Jesus “was supposed” (enomizeto – Luke 3:23) to be “the son of Joseph,” Jeshua Bar Joseph (John 1:45; 6:42. When he first addressed the citizens of Nazareth, those in the synagogue inquired, “Is this not Joseph’s son?” (Luke 4:22).
Matthew provides an instructive variation on this question: “Is this not the craftsman’s son?” (Matthew 13:55). The underlying Greek noun here, usually translated as “carpenter”, is tekton, a term including any sort of builder, craftsman, or skilled worker – even a blacksmith. A tekton was someone who constructed and fashioned things with his hands.
In short, Joseph taught Jesus those cultivated manual talents summarized by George Eliot as the inheritance bequeathed from a craftsman father: “the mechanical instinct, the keen sensibility to harmony, the unconscious skill of the modeling hand.”

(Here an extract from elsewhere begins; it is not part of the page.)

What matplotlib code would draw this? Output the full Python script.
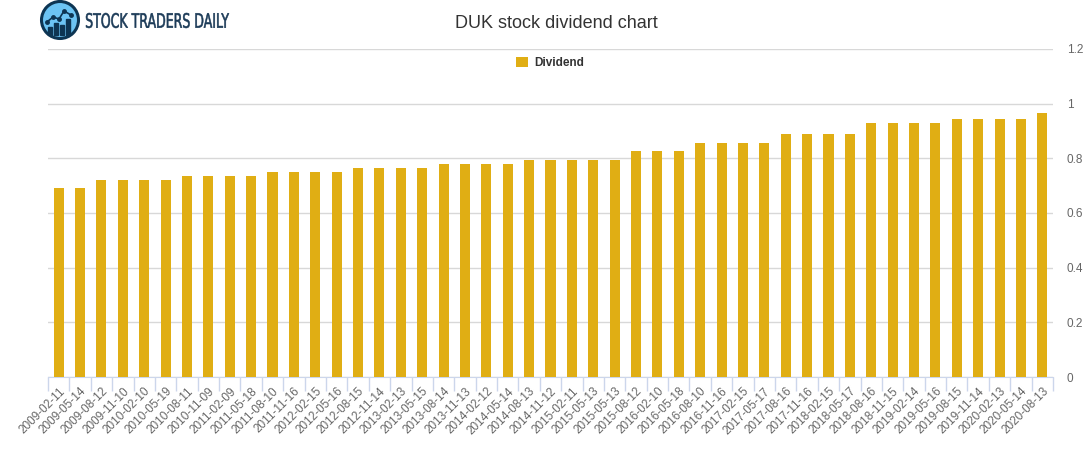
import matplotlib
matplotlib.use("Agg")
import matplotlib.pyplot as plt
import numpy as np
from matplotlib.patches import Circle, PathPatch, Rectangle
from matplotlib.textpath import TextPath
from matplotlib.font_manager import FontProperties
from matplotlib.transforms import Affine2D

plt.rcParams["font.family"] = ["Liberation Sans", "DejaVu Sans"]

dates = [
    "2009-02-11", "2009-05-14", "2009-08-12", "2009-11-10",
    "2010-02-10", "2010-05-19", "2010-08-11", "2010-11-09",
    "2011-02-09", "2011-05-18", "2011-08-10", "2011-11-16",
    "2012-02-15", "2012-05-16", "2012-08-15", "2012-11-14",
    "2013-02-13", "2013-05-15", "2013-08-14", "2013-11-13",
    "2014-02-12", "2014-05-14", "2014-08-13", "2014-11-12",
    "2015-02-11", "2015-05-13", "2015-05-13", "2015-08-12",
    "2016-02-10", "2016-05-18", "2016-08-10", "2016-11-16",
    "2017-02-15", "2017-05-17", "2017-08-16", "2017-11-16",
    "2018-02-15", "2018-05-17", "2018-08-16", "2018-11-15",
    "2019-02-14", "2019-05-16", "2019-08-15", "2019-11-14",
    "2020-02-13", "2020-05-14", "2020-08-13",
]
dividend = [
    0.69, 0.69, 0.72, 0.72,
    0.72, 0.72, 0.735, 0.735,
    0.735, 0.735, 0.75, 0.75,
    0.75, 0.75, 0.765, 0.765,
    0.765, 0.765, 0.78, 0.78,
    0.78, 0.78, 0.795, 0.795,
    0.795, 0.795, 0.795, 0.825,
    0.825, 0.825, 0.855, 0.855,
    0.855, 0.855, 0.89, 0.89,
    0.89, 0.89, 0.9275, 0.9275,
    0.9275, 0.9275, 0.945, 0.945,
    0.945, 0.945, 0.965,
]
y_ticks = [0, 0.2, 0.4, 0.6, 0.8, 1, 1.2]

W, H = 1091, 450
BAR = "#e0ae14"
fig = plt.figure(figsize=(W / 100, H / 100), dpi=100)

ax = fig.add_axes([48 / W, 1 - 377 / H, 1005 / W, 328 / H])
x = np.arange(len(dates))
bars = ax.bar(x, dividend, width=0.47, color=BAR, zorder=3, label="Dividend")
ax.set_xlim(-0.5, len(dates) - 0.5)
ax.set_ylim(0, 1.2)

ax.set_yticks(y_ticks)
ax.set_yticklabels([f"{v:g}" for v in y_ticks])
ax.yaxis.tick_right()
ax.tick_params(axis="y", length=0, pad=10, labelsize=8.5, labelcolor="#666666")
ax.grid(axis="y", color="#d8d8d8", linewidth=1, zorder=0)

ax.set_xticks(x)
ax.set_xticklabels(dates, rotation=45, ha="right", rotation_mode="anchor")
ax.tick_params(axis="x", length=0, pad=6, labelsize=8.5, labelcolor="#666666")
ax.set_xticks(np.arange(-0.5, len(dates)), minor=True)
ax.tick_params(axis="x", which="minor", length=10, color="#ccd6eb", width=1)

for s in ["top", "left", "right"]:
    ax.spines[s].set_visible(False)
ax.spines["bottom"].set_color("#ccd6eb")

fig.text(556 / W, 1 - 24 / H, "DUK stock dividend chart", ha="center", va="center",
         fontsize=13, color="#333333")
fig.legend(handles=[bars], loc="center", bbox_to_anchor=(550 / W, 1 - 63 / H),
           frameon=False, handlelength=1.0, handleheight=1.0, handletextpad=0.5,
           prop={"weight": "bold", "size": 8.5}, labelcolor="#333333")

# logo overlay in pixel coordinates
lg = fig.add_axes([0, 0, 1, 1], zorder=5)
lg.set_xlim(0, W)
lg.set_ylim(H, 0)
lg.axis("off")
lg.patch.set_alpha(0)
lg.add_patch(Circle((60, 20), 18.5, facecolor="#6cc4f4", edgecolor="#0d3553", linewidth=2.2))
for bx, bh in [(50, 8), (56, 12), (62, 10), (68, 16)]:
    lg.add_patch(Rectangle((bx - 2.2, 35 - bh), 4.4, bh, color="#0d3553"))
lg.plot([47, 53, 59, 64, 71], [22, 17, 19, 11, 15], color="#0d3553", lw=1.2)
lg.plot([47, 53, 59, 64, 71], [22, 17, 19, 11, 15], "o", color="#0d3553", ms=2.5)

tp = TextPath((0, 0), "STOCK TRADERS DAILY", size=10,
              prop=FontProperties(family="DejaVu Sans"))
bb = tp.get_extents()
sx = (229 - 86) / bb.width
sy = 15 / bb.height
tp = tp.transformed(Affine2D().translate(-bb.x0, -bb.y0).scale(sx, -sy).translate(86, 28))
lg.add_patch(PathPatch(tp, facecolor="#1b3a57", edgecolor="#1b3a57", linewidth=0.4))

fig.savefig("out.png", dpi=100)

Joseph passed these technical skills on to Jesus, who was also known as a tetkton. A tekton was a man with talented hands, and Jesus’ hands could heal the sick and injured! Mark surely recognized the irony of calling Jesus a tekton in the context of his miracles and teaching: “And what wisdom is this which is given to him, that such mighty works are performed by his hands. Is this not the tekton?” (Mark 6:2-3, emphasis mine).
What more did Jesus learn from Joseph? Let me suggest that he also found in Joseph an ideal son of Abraham – that is to say, a man who lived, as Abraham did, by faith.
Consider the calling of Joseph. Every vocation is unique – in the sense that the Good Shepard calls each of his sheep by its own proper name – but there was something supremely unique in the vocation of Joseph, who was called to be the foster father of God’s Son and the protector of that divine Son’s virgin mother. Joseph’s vocation was not all that difficult; it was impossible! In a sense, Joseph had to figure it out as he went along, simply following God’s call, as best he could, wherever it led. He was obliged to leave the heavy lifting to God.
With so distinctive and demanding a vocation, Joseph might be excused, if, on occasion – the flight into Egypt, for instance – he felt anxious and insecure. The evidence, however, indicates that this was not the case. Joseph was not a person given to anxiety. He appeared, rather, as a man of extraordinary serenity. We find Joseph in five scenes in the gospel of Matthew, and every single time he is sound asleep (Matthew 1:20-24; 2:12, 13, 19, 22). Whatever troubles Joseph endured, they did not include insomnia.
Perhaps we see Joseph’s mark on Jesus – particularly the example of his serenity and simple trust in God – when we contemplate a later New Testament scene:
Now when they had left the multitude, they took Jesus along in the boat as he was. And other little boats were also with him. And a great windstorm arose, and the waves beat the boat, so that it was already filling. But he was in the stern, asleep on a pillow. (Mark 4:36-38).